The trial judge further stated:

"I hold the view that, as matter of practical politics and administrative efficiency, effectiveness, and convenience, inter-governmental agencies, departments or services should be discouraged from resorting to litigation to resolve what can, in most instances, be amicably and more effectively resolved to total benefit of the State. What this requires, in my view, is a greater effort at establishing and developing constructive and meaningful dialogue and consultation instead of the adversarial litigious position so readily resorted to.

I consider it most inappropriate that departments or agencies of the State services should have to resort to litigation to resolve administrative differences of opinion which could be amicably resolved to the satisfaction of all parties with a little more dialogue and consultation. Extreme legal positions need not be taken if, by some practical concessions, a practical resolution of the difference or dispute is arrived at for the mutual benefit of both parties concerned.

Even more inappropriate, in my view, is that a State service, department, agency, or institution should have to resort to litigation against the parent State, such as in this case. If the error or irregularity can be identified, acknowledged, and rectified without the need to resort to litigation, then that alternate dispute resolution process should be encouraged and litigation discouraged."

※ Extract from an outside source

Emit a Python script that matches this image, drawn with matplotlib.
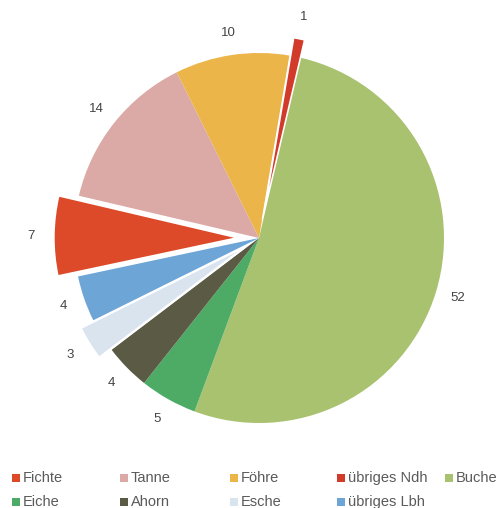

In essence, what the trial judge was saying was that the parties should settle this matter out of court. Indeed, every attempt should be made by all parties to settle their disputes before resorting to litigation. If this is not encouraged, our judicial system would be unable to handle the amount of litigation. But that is as far as this point can go. It works where the parties are willing to negotiate. In this case, the respondent conceded that it did not comply with s 193(3) of the Constitution. It is for the respondent to offer to comply with this provision and cure any defects that may have arisen out of the non-compliance. For example, it might have offered to revoke the appointments and rectify any action they may have taken while in office. However, there is no record of any indication by the respondent in the court below to settle this matter in any way at all. In absence of any willingness to negotiate by the parties, the court has a constitutional duty to determine the application in accordance with the law. The desirability of the court to settle a matter out of court without the willingness of the parties is no valid ground for refusing to exercise discretion in favour of granting leave for judicial review. The trial judge fell into error in this regard.

We should also point out that the issue in this case is not simply one of an administrative matter. The issue is one of non-compliance with s 193(3) of the Constitution and the consequences that flow from such non-compliance.

The appeal is allowed and we grant leave for the appellants to apply for judicial review under O 16 of the National Court Rules. We further order that the respondent pays the appellants' cost of this appeal.

Lawyers for the appellant: Gadens Ridgeway.

Lawyers for the respondent: Solicitor General.